In fact, your memory is so unreliable you can easily be manipulated to believe you did things that never happened:
The disconcerting finding is that when asked to recall their own Disneyland trip, the participants exposed to the misleading ad and narrative were significantly more likely (36 per cent vs. 8.7 per cent) to say erroneously that they too had met Bugs Bunny when they went to Disneyland. Replace the Bugs Bunny trick with misleading references about food or facilities on internet review sites and the profound implications of this study begin to register.
How can we take advantage of our poor memories to improve a vacation? Make sure there’s a emotional high point during your stay and always end on a good note:
…research by Nobel winner Daniel Kahneman and his colleagues identified something called ‘the peak-end rule’ – that is, people’s overall memories of an experience showed a strong association with the average of the peak level of emotional feeling and the final level of emotion at the end of the experience…Applying this rule to our holidays would suggest we need to try to obtain as high a peak of enjoyment as we can, and to end on a high note. The rest might not matter so much.

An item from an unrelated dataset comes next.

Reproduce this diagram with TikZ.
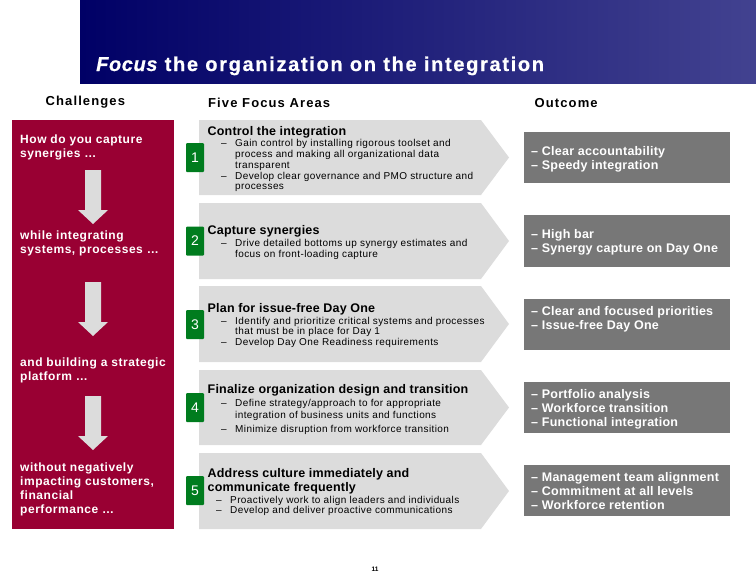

What do people enjoy most on vacation? Kids like sensory experiences, parents like relaxation and don’t neglect the power of family bonding over ice-cream:
For kids, it was moments of activity and absorption, such as roller-coaster rides, and sensory experiences, such as the leather-like feel of a giraffe’s tongue, that were most cherished. For parents, by contrast, relaxation was vital, as was knowing that their children were having a good time. Some parents also recalled fond memories of rediscovering their own inner child. Moments of togetherness were particularly savoured – a factor that clashed somewhat with the adults’ need for quiet periods of relaxation away from their kids. Ice-cream was a recurring theme: when families sat down together to enjoy an ice-cream (some of them reported doing this several times a day) this seemed to act as a bonding activity and also provided a rich sensory memory for the children. ‘The ice-cream situation seems to be a very harmonic moment,’ Gram wrote.